Bug #7227
closed[Crunch] Fails when other users have Keep mounts on the system
Description
At the beginning of crunch-job, during the cleanup step, crunch-job finds all Keep mounts and tries to unmount them. The code expects that all the Keep mounts on the system belong to past crunch-job processes on the compute node. However, this is not always true:
- On compute nodes, sometimes administrators make a Keep mount for debugging purposes.
- On shell nodes, when someone is using crunch-job in local run mode, other users on the system may have Keep mounts (and the user's own Keep mount shouldn't be unmounted anyway).
Tighten the criteria for mounts to unmount to prevent these issues.
Updated by Brett Smith over 9 years ago
This bug was noticed by a user who was trying to follow the tutorial, and run Crunch locally. After you fix this bug, please test local job running and see whether it works. If there are other bugs that prevent it, we should probably have a discussion about how to proceed with talking about local job running in the docs.
Updated by Brett Smith over 9 years ago
I think it should be sufficient to extend the awk regular expression to only find Keep mounts under $ENV{CRUNCH_TMP}.
Updated by Brett Smith over 9 years ago
#4967 intentionally adopted a broader unmount strategy to avoid a bug that happened when we moved the mount from $JOB_WORK to $TASK_WORK. I still think unmounting everything under $ENV{CRUNCH_TMP} is the right strategy, though, because obviously #4967 caused a feature regression, making it difficult to run crunch-job locally under some circumstances; and unmounting everything under $ENV{CRUNCH_TMP} is still broader than what we had pre-#4967, and it's hard to imagine when crunch-job would make a mount outside that root.
Updated by Brett Smith over 9 years ago
- Target version changed from Arvados Future Sprints to 2015-09-30 sprint
Updated by Brett Smith over 9 years ago
- Target version changed from 2015-09-30 sprint to Arvados Future Sprints
Updated by Brett Smith over 9 years ago
- Story points set to 0.5
.5 points to implement the awk fix.
You can test this by running in local mode as described in note-1. This unmount happens very early in the script, so as long as you can run your version on a shell node and don't see it unmount other users' FUSE directories, that's good.
Updated by Brett Smith about 9 years ago
- Target version changed from Arvados Future Sprints to 2015-09-30 sprint
7227-crunch-job-stricter-unmount-wip is up for review. It changes the awk expression to return mount paths that begin with $CRUNCH_TMP. It does this with an index check, because that seemed easier and safer than trying to figure out how to escape regular expression characters from $CRUNCH_TMP for awk through bash and perl.
I tested this change by trying to run a script locally on a shell node where other users had Keep mounts. The cleanup step succeeded. If I manually mounted Keep under $CRUNCH_TMP beforehand, the cleanup step correctly unmounted it.

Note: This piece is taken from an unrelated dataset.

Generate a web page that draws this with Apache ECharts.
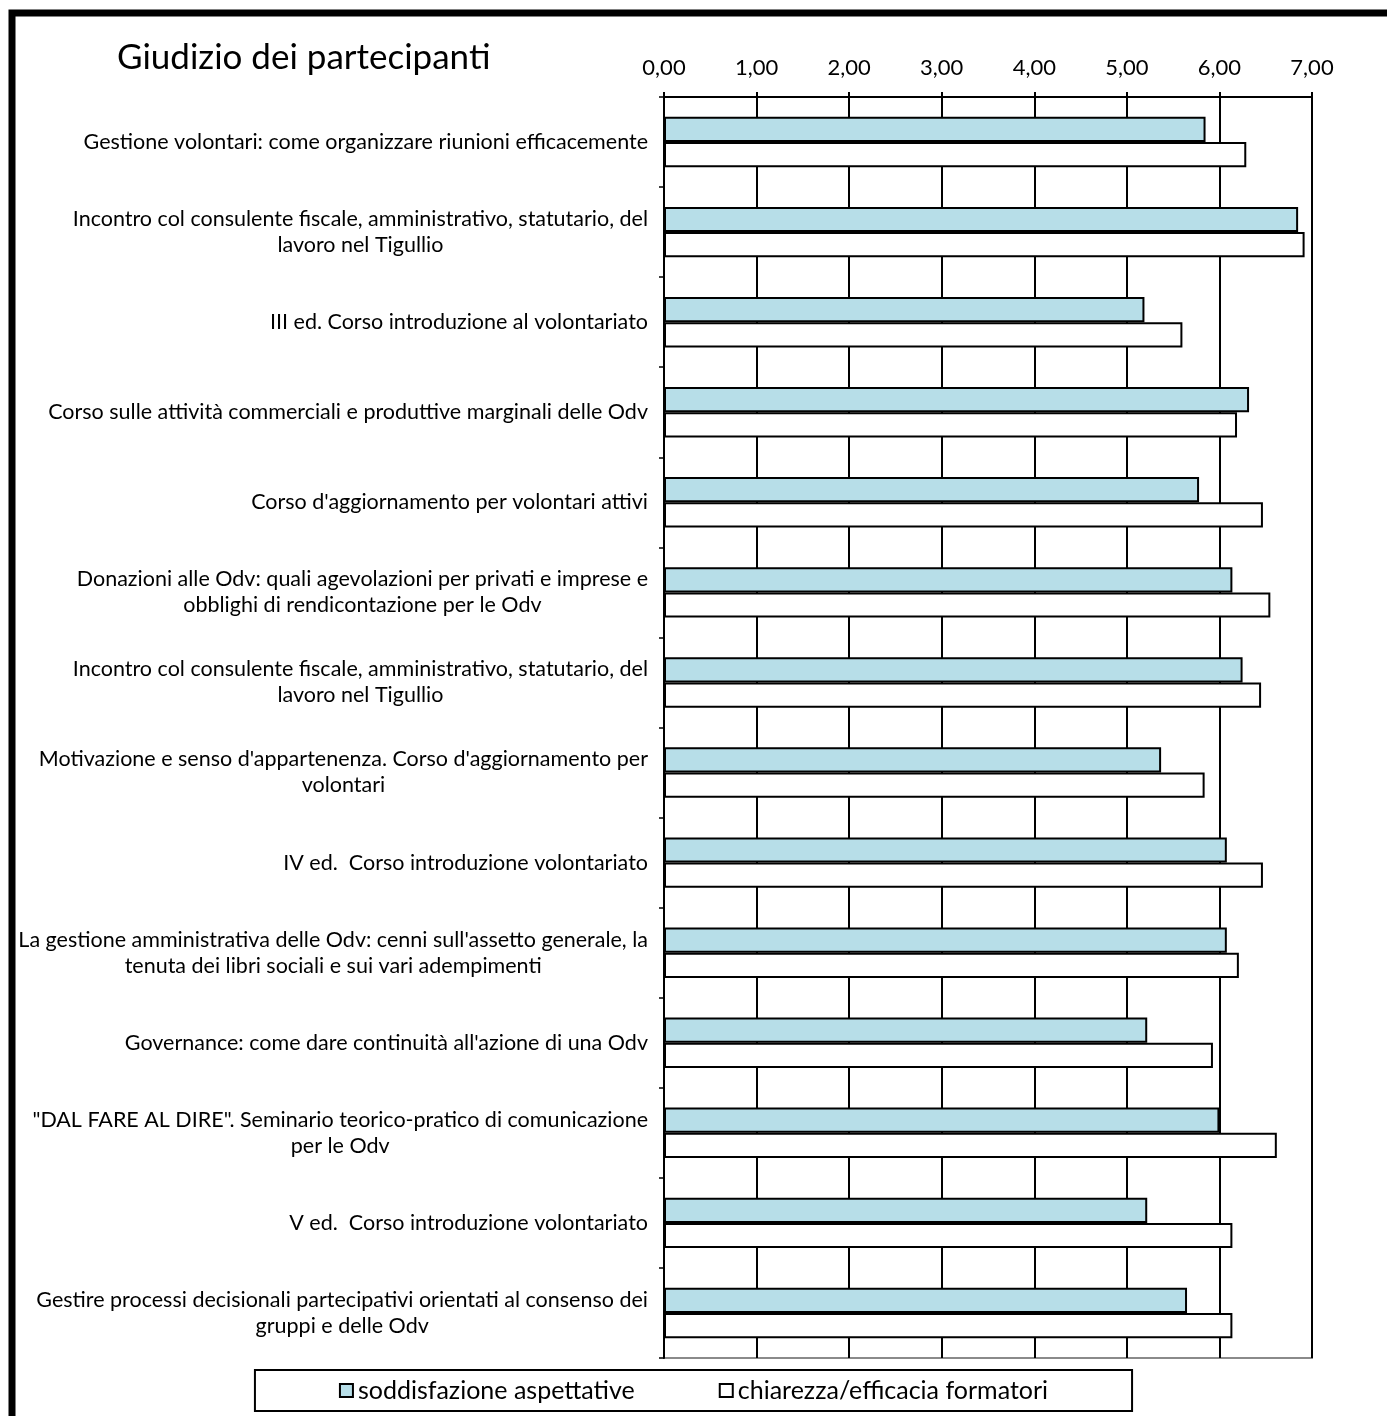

The local run still failed because the cluster defines a default Docker image, and I did not have permission to run Docker on the shell node. I'm not sure whether that should be fixed at the crunch-job level, or if it's a sort of policy/deployment issue, or what. It definitely puts a cramp on walking through the tutorial on our normal clusters. But that can be dealt with separately.
Updated by Brett Smith about 9 years ago
- Status changed from In Progress to Resolved
- % Done changed from 0 to 100
Applied in changeset arvados|commit:73ce0cf7675e060d33e75488edfa4f533c177f82.